The AI agent was the most delicate module, not because of the technical implementation, but because of scope definition. The wrong question is "what can the AI do?". The right question is "which specific task does the user do manually today that AI handles better than any interface?"
For ADASH, the answer was clear: interpreting weekly reports. Every Friday, someone spent 45 minutes staring at numbers, trying to articulate what they meant in plain language for the sales team. That is exactly what an LLM does well.
The agent has direct access to the account's context: media metrics, funnel stages, campaign history, and it answers questions in natural language. It is not a generic chatbot. It knows the business.
Three rules guided the implementation:
- 01The agent only talks about what it knows. No speculation. If the data is not in its context, it says it doesn't have the information.

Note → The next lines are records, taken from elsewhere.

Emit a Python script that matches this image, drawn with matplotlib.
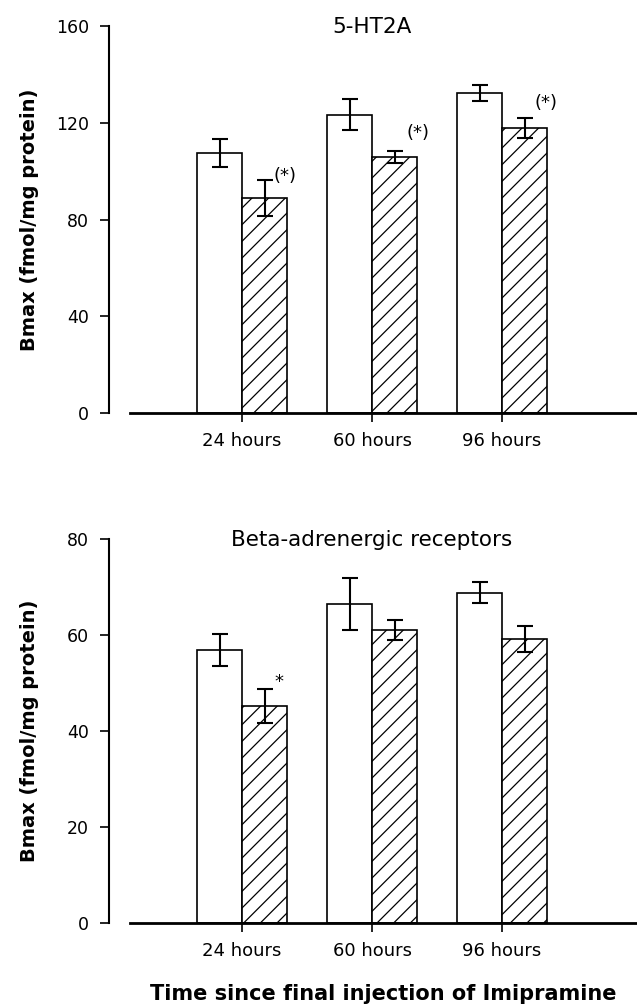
import matplotlib
matplotlib.use("Agg")
import matplotlib.pyplot as plt
import numpy as np

# Bmax values (fmol/mg protein): control (open bars) vs imipramine (hatched bars)
time_labels = ["24 hours", "60 hours", "96 hours"]

ht2a_control = [107.6, 123.4, 132.4]
ht2a_control_err = [5.8, 6.6, 3.3]
ht2a_imip = [89.0, 105.9, 117.8]
ht2a_imip_err = [7.5, 2.5, 4.1]
ht2a_marks = ["(*)", "(*)", "(*)"]

beta_control = [56.9, 66.5, 68.8]
beta_control_err = [3.3, 5.4, 2.2]
beta_imip = [45.2, 61.0, 59.2]
beta_imip_err = [3.5, 2.1, 2.65]
beta_marks = ["*", "", ""]

plt.rcParams["font.family"] = ["DejaVu Sans"]
plt.rcParams["hatch.linewidth"] = 0.9

W, H = 637, 1007
fig = plt.figure(figsize=(W / 100, H / 100), dpi=100)


def px_axes(left, top, right, bottom):
    return fig.add_axes([left / W, 1 - bottom / H, (right - left) / W, (bottom - top) / H])


def panel(ax, control, c_err, imip, i_err, marks, mark_dy, mark_dx, ymax, yticks):
    x = np.arange(len(time_labels))
    w = 0.346
    ax.bar(x - w, control, width=w, align="edge", color="white", edgecolor="black",
           linewidth=1.2, zorder=2)
    ax.bar(x, imip, width=w, align="edge", color="white", edgecolor="black",
           linewidth=1.2, hatch="//", zorder=2)
    ax.errorbar(x - w / 2, control, yerr=c_err, fmt="none", ecolor="black",
                elinewidth=1.5, capsize=6, capthick=1.5, zorder=3, clip_on=False)
    ax.errorbar(x + w / 2, imip, yerr=i_err, fmt="none", ecolor="black",
                elinewidth=1.5, capsize=6, capthick=1.5, zorder=3, clip_on=False)
    for xi, yi, ei, m, dy, dx in zip(x, imip, i_err, marks, mark_dy, mark_dx):
        if m:
            ax.text(xi + dx, yi + ei + dy, m, ha="center", va="center", fontsize=13)

    ax.set_xlim(-1.023, 3.038)
    ax.set_ylim(0, ymax)
    ax.set_xticks(x)
    ax.set_xticklabels(time_labels, fontsize=13)
    ax.set_yticks(yticks)
    ax.set_yticklabels([str(t) for t in yticks], fontsize=12.5)
    for s in ("top", "right", "bottom"):
        ax.spines[s].set_visible(False)
    ax.spines["left"].set_linewidth(1.5)
    ax.tick_params(axis="y", length=6.5, width=1.2, pad=8)
    ax.tick_params(axis="x", length=6.5, width=1.2, pad=7, direction="out")
    ax.axhline(0, xmin=21 / 528, xmax=1, color="black", linewidth=2.0, zorder=4,
               clip_on=False)
    ax.set_facecolor("none")


ax1 = px_axes(109, 26, 637, 413)
panel(ax1, ht2a_control, ht2a_control_err, ht2a_imip, ht2a_imip_err, ht2a_marks,
      [1.5, 7.3, 6.2], [0.33, 0.35, 0.34], 160, [0, 40, 80, 120, 160])

ax2 = px_axes(109, 539, 637, 923)
panel(ax2, beta_control, beta_control_err, beta_imip, beta_imip_err, beta_marks,
      [1.6, 0, 0], [0.285, 0, 0], 80, [0, 20, 40, 60, 80])

fig.text(372 / W, 1 - 27 / H, "5-HT2A", ha="center", va="center", fontsize=15.5)
fig.text(372 / W, 1 - 540 / H, "Beta-adrenergic receptors", ha="center", va="center",
         fontsize=15.5)

ylabel = "Bmax (fmol/mg protein)"
fig.text(30 / W, 1 - 220 / H, ylabel, rotation=90, ha="center", va="center",
         fontsize=14, fontweight="bold")
fig.text(30 / W, 1 - 731 / H, ylabel, rotation=90, ha="center", va="center",
         fontsize=14, fontweight="bold")

fig.text(383 / W, 1 - 994 / H, "Time since final injection of Imipramine",
         ha="center", va="center", fontsize=15, fontweight="bold")

fig.savefig("out.png", dpi=100, facecolor="white")
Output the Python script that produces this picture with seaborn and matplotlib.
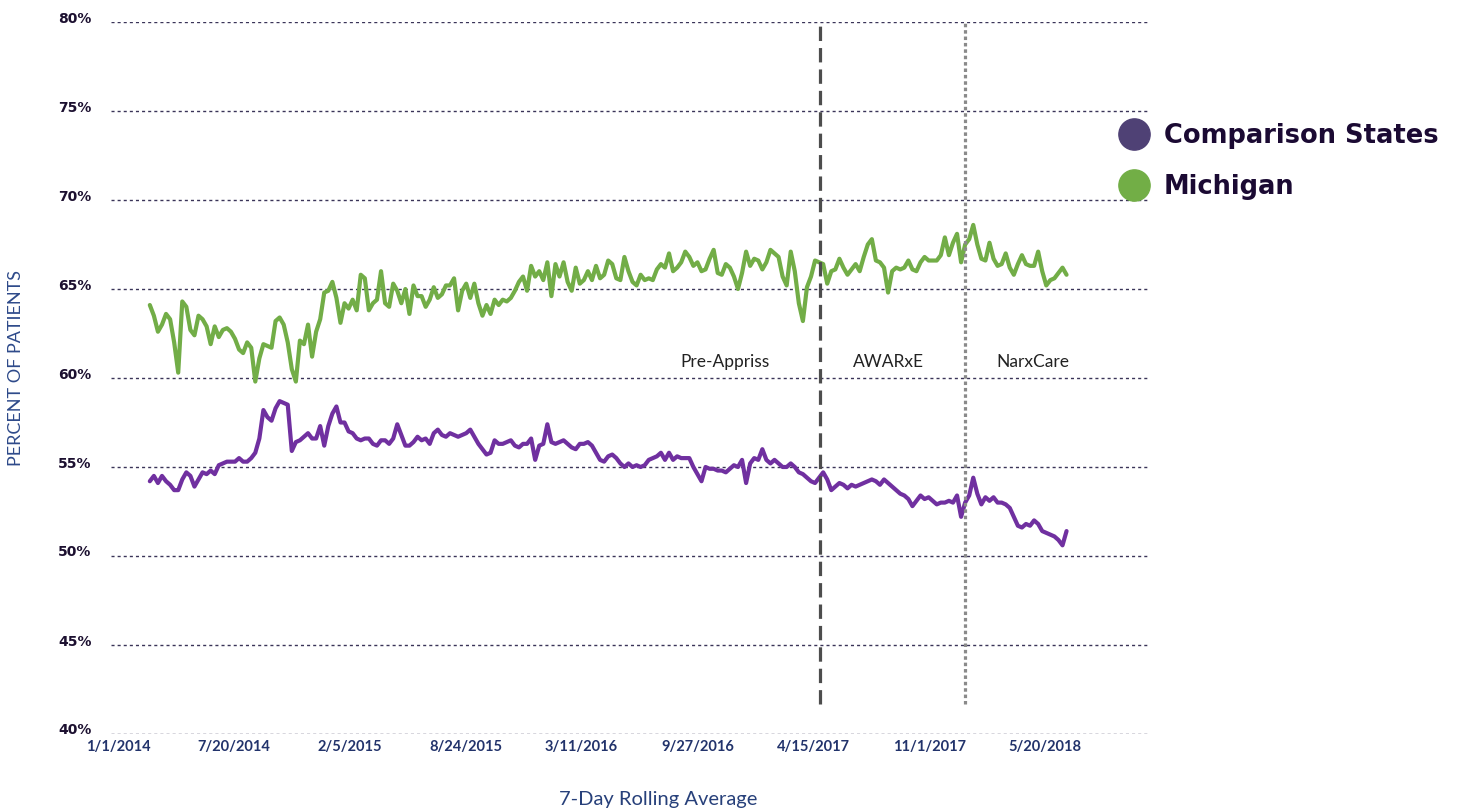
import matplotlib
matplotlib.use("Agg")
import matplotlib.pyplot as plt
import numpy as np
import pandas as pd
import seaborn as sns
from matplotlib.lines import Line2D
from matplotlib.transforms import ScaledTranslation

# ---------------- data (7-day rolling average, sampled weekly) ----------------
start_date = "2014-02-25"
step_days = 7

michigan = [
    64.1, 63.5, 62.6, 63.0, 63.6, 63.3, 62.0, 60.3, 64.3, 64.0,
    62.7, 62.4, 63.5, 63.3, 62.9, 61.9, 62.9, 62.3, 62.7, 62.8,
    62.6, 62.2, 61.6, 61.4, 62.0, 61.7, 59.8, 61.1, 61.9, 61.8,
    61.7, 63.2, 63.4, 63.0, 62.0, 60.5, 59.8, 62.1, 61.9, 63.0,
    61.2, 62.6, 63.3, 64.8, 64.9, 65.4, 64.5, 63.1, 64.2, 63.9,
    64.4, 63.8, 65.8, 65.6, 63.8, 64.2, 64.4, 66.0, 64.2, 64.0,
    65.3, 64.9, 64.2, 65.0, 63.6, 65.2, 64.6, 64.6, 64.0, 64.4,
    65.1, 64.5, 64.7, 65.2, 65.2, 65.6, 63.8, 64.9, 65.3, 64.5,
    65.3, 64.2, 63.5, 64.1, 63.6, 64.4, 64.1, 64.4, 64.3, 64.5,
    64.9, 65.4, 65.7, 64.9, 66.3, 65.7, 66.0, 65.5, 66.5, 64.6,
    66.4, 65.7, 66.5, 65.4, 64.9, 66.2, 65.3, 65.5, 66.0, 65.5,
    66.3, 65.6, 65.8, 66.6, 66.4, 65.6, 65.5, 66.8, 66.0, 65.4,
    65.2, 65.8, 65.5, 65.6, 65.5, 66.1, 66.4, 66.2, 67.0, 66.0,
    66.2, 66.5, 67.1, 66.8, 66.3, 66.5, 66.0, 66.1, 66.7, 67.2,
    65.9, 65.8, 66.4, 66.2, 65.7, 65.0, 65.9, 67.1, 66.3, 66.7,
    66.6, 66.1, 66.5, 67.2, 67.0, 66.8, 65.7, 65.2, 67.1, 66.0,
    64.2, 63.2, 65.1, 65.7, 66.6, 66.5, 66.4, 65.3, 66.0, 66.1,
    66.7, 66.2, 65.8, 66.1, 66.4, 66.0, 66.8, 67.5, 67.8, 66.6,
    66.5, 66.2, 64.8, 66.0, 66.2, 66.1, 66.2, 66.6, 66.1, 66.0,
    66.5, 66.8, 66.6, 66.6, 66.6, 66.9, 67.9, 66.9, 67.6, 68.1,
    66.5, 67.5, 67.8, 68.6, 67.5, 66.7, 66.6, 67.6, 66.7, 66.3,
    66.4, 67.0, 66.2, 65.8, 66.4, 66.9, 66.4, 66.3, 66.3, 67.1,
    66.0, 65.2, 65.5, 65.6, 65.9, 66.2, 65.8,
]

comparison = [
    54.2, 54.5, 54.1, 54.5, 54.2, 54.0, 53.7, 53.7, 54.3, 54.7,
    54.5, 53.9, 54.3, 54.7, 54.6, 54.8, 54.6, 55.1, 55.2, 55.3,
    55.3, 55.3, 55.5, 55.3, 55.3, 55.5, 55.8, 56.6, 58.2, 57.8,
    57.6, 58.3, 58.7, 58.6, 58.5, 55.9, 56.4, 56.5, 56.7, 56.9,
    56.6, 56.6, 57.3, 56.2, 57.3, 58.0, 58.4, 57.5, 57.5, 57.0,
    56.9, 56.6, 56.5, 56.6, 56.6, 56.3, 56.2, 56.5, 56.5, 56.3,
    56.6, 57.4, 56.8, 56.2, 56.2, 56.4, 56.7, 56.5, 56.6, 56.3,
    56.9, 57.1, 56.8, 56.7, 56.9, 56.8, 56.7, 56.8, 56.9, 57.1,
    56.7, 56.3, 56.0, 55.7, 55.8, 56.5, 56.3, 56.3, 56.4, 56.5,
    56.2, 56.1, 56.3, 56.3, 56.6, 55.4, 56.2, 56.3, 57.4, 56.4,
    56.3, 56.4, 56.5, 56.3, 56.1, 56.0, 56.3, 56.3, 56.4, 56.2,
    55.8, 55.4, 55.3, 55.6, 55.7, 55.5, 55.2, 55.0, 55.2, 55.0,
    55.1, 55.0, 55.1, 55.4, 55.5, 55.6, 55.8, 55.4, 55.8, 55.4,
    55.6, 55.5, 55.5, 55.5, 55.0, 54.6, 54.2, 55.0, 54.9, 54.9,
    54.8, 54.8, 54.7, 54.9, 55.1, 55.0, 55.4, 54.1, 55.2, 55.5,
    55.4, 56.0, 55.4, 55.2, 55.4, 55.2, 55.0, 55.0, 55.2, 55.0,
    54.7, 54.6, 54.4, 54.2, 54.1, 54.4, 54.7, 54.3, 53.7, 53.9,
    54.1, 54.0, 53.8, 54.0, 53.9, 54.0, 54.1, 54.2, 54.3, 54.2,
    54.0, 54.3, 54.1, 53.9, 53.7, 53.5, 53.4, 53.2, 52.8, 53.1,
    53.4, 53.2, 53.3, 53.1, 52.9, 53.0, 53.0, 53.1, 53.0, 53.4,
    52.2, 53.0, 53.4, 54.4, 53.5, 52.9, 53.3, 53.1, 53.3, 53.0,
    53.0, 52.9, 52.7, 52.2, 51.7, 51.6, 51.8, 51.7, 52.0, 51.8,
    51.4, 51.3, 51.2, 51.1, 50.9, 50.6, 51.4,
]

series_names = ["Comparison States", "Michigan"]
line_colors = ["#7030a0", "#72ad47"]
legend_colors = ["#4f4175", "#72ae46"]

tick_dates = ["2014-01-01", "2014-07-20", "2015-02-05", "2015-08-24", "2016-03-11",
              "2016-09-27", "2017-04-15", "2017-11-01", "2018-05-20"]
tick_labels = ["1/1/2014", "7/20/2014", "2/5/2015", "8/24/2015", "3/11/2016",
               "9/27/2016", "4/15/2017", "11/1/2017", "5/20/2018"]
y_ticks = [40, 45, 50, 55, 60, 65, 70, 75, 80]

phase_line_dates = ["2017-04-27", "2018-01-01"]
phase_names = ["Pre-Appriss", "AWARxE", "NarxCare"]
phase_label_dates = ["2016-11-14", "2017-08-22", "2018-04-29"]
phase_label_y = 60.9
phase_line_bottom = 41.7

# ---------------- build frame ----------------
dates = pd.date_range(start_date, periods=len(michigan), freq=f"{step_days}D")
df = pd.concat([
    pd.DataFrame({"date": dates, "value": comparison, "series": series_names[0]}),
    pd.DataFrame({"date": dates, "value": michigan, "series": series_names[1]}),
])

sns.set_theme(style="white")
plt.rcParams["font.family"] = ["Lato", "DejaVu Sans"]

fig = plt.figure(figsize=(14.62, 8.10), dpi=100)
ax = fig.add_axes([111 / 1462, 76 / 810, (1150 - 111) / 1462, (734 - 22) / 810])

# gridlines
for yv in y_ticks:
    ax.axhline(yv, color="#3a3458", lw=1.0, ls=(0, (2.2, 2.2)), zorder=0)

sns.lineplot(data=df, x="date", y="value", hue="series", hue_order=series_names,
             palette=dict(zip(series_names, line_colors)), linewidth=3.0,
             legend=False, ax=ax, zorder=3)

# phase boundary lines
ax.vlines(pd.Timestamp(phase_line_dates[0]), phase_line_bottom, 80, colors="#4d4d4d",
          linestyles=(0, (4.5, 2.2)), lw=2.3, zorder=4)
ax.vlines(pd.Timestamp(phase_line_dates[1]), phase_line_bottom, 80, colors="#8a8a8a",
          linestyles=(0, (1.1, 0.9)), lw=2.3, zorder=4)

for name, d in zip(phase_names, phase_label_dates):
    ax.text(pd.Timestamp(d), phase_label_y, name, ha="center", va="center",
            fontsize=12.5, color="#222222", family=["Lato", "DejaVu Sans"])

ax.set_xlim(pd.Timestamp("2013-12-20"), pd.Timestamp("2018-11-17"))
ax.set_ylim(40, 80)
ax.set_xticks([pd.Timestamp(d) for d in tick_dates])
ax.set_xticklabels(tick_labels)
ax.set_yticks(y_ticks)
ax.set_yticklabels([f"{v}%" for v in y_ticks])
ax.tick_params(axis="x", length=0, pad=4, labelsize=10.5, labelcolor="#22336b")
ax.tick_params(axis="y", length=0, pad=14, labelsize=10, labelcolor="#1c1030")
for lab in ax.get_xticklabels():
    lab.set_fontweight("bold")
for lab in ax.get_yticklabels():
    lab.set_fontweight("bold")
    lab.set_family(["DejaVu Sans"])
    lab.set_transform(lab.get_transform() + ScaledTranslation(0, 5 / 100, fig.dpi_scale_trans))
for s in ax.spines.values():
    s.set_visible(False)
ax.grid(False)
ax.set_xlabel("")
ax.set_ylabel("")

fig.text(658 / 1462, 1 - 800 / 810, "7-Day Rolling Average", ha="center", va="center",
         fontsize=14.5, color="#27407a")
fig.text(16 / 1462, 1 - 368 / 810, "PERCENT OF PATIENTS", ha="center", va="center",
         rotation=90, fontsize=13, color="#2e4a8a")

handles = [Line2D([], [], marker="o", linestyle="", markersize=22.5,
                  markerfacecolor=c, markeredgecolor=c) for c in legend_colors]
fig.legend(handles, series_names, loc="upper left", bbox_to_anchor=(1119 / 1462, 1 - 123 / 810),
           frameon=False, borderpad=0, borderaxespad=0, handlelength=1.2,
           handletextpad=0.55, labelspacing=0.97,
           prop={"family": ["DejaVu Sans"], "weight": "bold", "size": 18.5},
           labelcolor="#1b0a33")

fig.savefig("out.png", dpi=100)
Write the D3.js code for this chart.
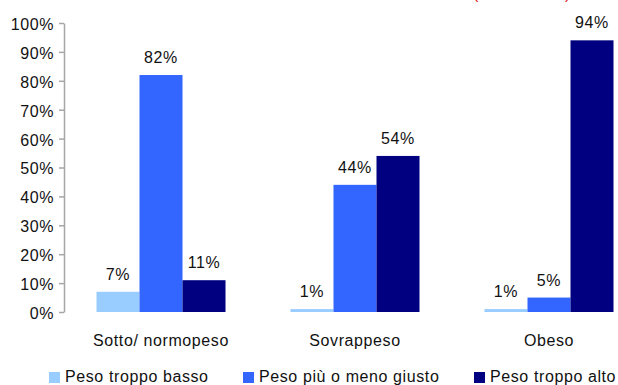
<!DOCTYPE html>
<html>
<head>
<meta charset="utf-8">
<script src="https://cdn.jsdelivr.net/npm/d3@7"></script>
<style>
  html, body { margin: 0; padding: 0; background: #fff; }
  svg { display: block; font-family: "Liberation Sans", Arial, sans-serif; }
  text { letter-spacing: 0.6px; }
</style>
</head>
<body>
<svg id="chart" width="618" height="385"></svg>
<script>
// Perception of own weight by weight class (%)
const categories = ["Sotto/ normopeso", "Sovrappeso", "Obeso"];
const seriesNames = ["Peso troppo basso", "Peso più o meno giusto", "Peso troppo alto"];
const seriesColors = ["#99CCFF", "#3366FF", "#000080"];
const tooLow   = [7, 1, 1];
const aboutRight = [82, 44, 5];
const tooHigh  = [11, 54, 94];
const yTicks = [0, 10, 20, 30, 40, 50, 60, 70, 80, 90, 100];

const seriesValues = [tooLow, aboutRight, tooHigh];

const svg = d3.select("#chart");
const axisX = 64, plotTop = 23, plotBottom = 312;

const x0 = d3.scaleBand().domain(categories).range([axisX, axisX + 582]).paddingInner(0.335).paddingOuter(0.1675);
const x1 = d3.scaleBand().domain(d3.range(seriesNames.length)).range([0, x0.bandwidth()]);
const y = d3.scaleLinear().domain([0, 100]).range([plotBottom, plotTop]);

// Y axis
const yAxis = svg.append("g")
  .attr("transform", `translate(${axisX},0)`)
  .call(d3.axisLeft(y).tickValues(yTicks).tickFormat(d => d + "%").tickSize(5).tickSizeOuter(0).tickPadding(5));
yAxis.select(".domain").attr("stroke", "#A6A6A6").attr("stroke-width", 1.5);
yAxis.selectAll(".tick line").attr("stroke", "#A6A6A6").attr("stroke-width", 1.5);
yAxis.selectAll(".tick text").attr("font-size", 16).attr("fill", "#111").attr("font-family", "Liberation Sans, Arial, sans-serif").attr("dy", "0.4em");

// Bars and value labels
const groups = svg.append("g").selectAll("g")
  .data(categories)
  .join("g")
  .attr("transform", d => `translate(${x0(d)},0)`);

const cells = groups.selectAll("g")
  .data((c, ci) => seriesValues.map((vals, si) => ({ si, v: vals[ci] })))
  .join("g");

cells.append("rect")
  .attr("x", d => x1(d.si))
  .attr("width", x1.bandwidth())
  .attr("y", d => y(d.v))
  .attr("height", d => y(0) - y(d.v))
  .attr("fill", d => seriesColors[d.si]);

cells.append("text")
  .attr("x", d => x1(d.si) + x1.bandwidth() / 2)
  .attr("y", d => y(d.v) - 12)
  .attr("text-anchor", "middle")
  .attr("font-size", 16)
  .attr("fill", "#111")
  .text(d => d.v + "%");

// Category labels
svg.append("g").selectAll("text")
  .data(categories)
  .join("text")
  .attr("x", d => x0(d) + x0.bandwidth() / 2)
  .attr("y", 346)
  .attr("text-anchor", "middle")
  .attr("font-size", 16)
  .attr("fill", "#111")
  .text(d => d);

// Legend
const legendX = [49, 243, 474];
const legend = svg.append("g").selectAll("g")
  .data(seriesNames)
  .join("g")
  .attr("transform", (d, i) => `translate(${legendX[i]},372)`);
legend.append("rect").attr("width", 11).attr("height", 11).attr("fill", (d, i) => seriesColors[i]);
legend.append("text").attr("x", 16).attr("y", 10).attr("font-size", 16).attr("fill", "#111").text(d => d);

// Red bracket marks at the top edge
svg.append("text").attr("x", 473).attr("y", -1).attr("font-size", 16).attr("fill", "#E02020").text("(");
svg.append("text").attr("x", 565).attr("y", -1).attr("font-size", 16).attr("fill", "#E02020").text(")");
</script>
</body>
</html>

- 02Every answer comes with its source. The user can check the raw number if they want. Trust is built with transparency, not with fluent answers.
- 03The agent doesn't make decisions. It presents context and points out implications. The decision stays with the human.
What happened
each week.
Discovery and architecture
Flow mapping, interviews with the team, module definition, paper wireframes. Stack and data structure decisions. Client approval before a single line of code.
Core modules: Performance + CRM + Content
Meta Ads and Google Ads integration. Real-time performance dashboard. Kanban CRM with a custom pipeline. Editorial calendar per channel. Design system implemented in code in parallel.
QG Agent + Reports + Deploy
AI agent implementation, prompt calibration with real data. PDF generator with the client's identity. Usage sessions with the team, UX adjustments, production deploy and handoff.
The mistakes
worth documenting.
Every project has at least one decision you would make differently the second time. On ADASH there were two:
I started the reports module too early
I began implementing the PDF generator in week 4, before the final design of the other modules had settled. Result: I had to refactor part of the data structure when I changed the dashboard layout in week 5. Not critical, but it cost half a day that wasn't in the plan.
Lesson: output modules (reports, exports, notifications) should be the last ones implemented, because they depend on how the data is structured in the core modules.
I underestimated the agent's tuning time
Implementing the AI agent took two days on the technical side. Getting it to behave the right way, answer in the right tone, not hallucinate, know when to say "I don't know", took another week of prompt adjustments and tests with real data.
Lesson: on LLM projects, separate "implementation" from "calibration". They are distinct phases. Calibration is never in the initial scope and only fits the deadline if you reserve time for it explicitly.
On the deadline
3 weeks is tight for a SaaS with 5 modules and integrated AI. It was possible because there is no management layer: the person who designed it implemented it, the person who implemented it tested it, the person who tested it deployed it. No alignment meetings between design and dev, no manager sign-off, no sprint planning that doubles the time without doubling the output.
What the team
has today.
ADASH has been in production for months. The team uses all five modules daily. Weekly analysis time went from hours to under 20 minutes. The AI agent gets consulted before every performance meeting.
But the most important result is not in any of those metrics: they stopped using spreadsheets. When a team permanently migrates from an old workflow to a new tool, without being forced to, it means the tool is solving a real problem the right way.
That is the test I use to judge whether a digital product worked.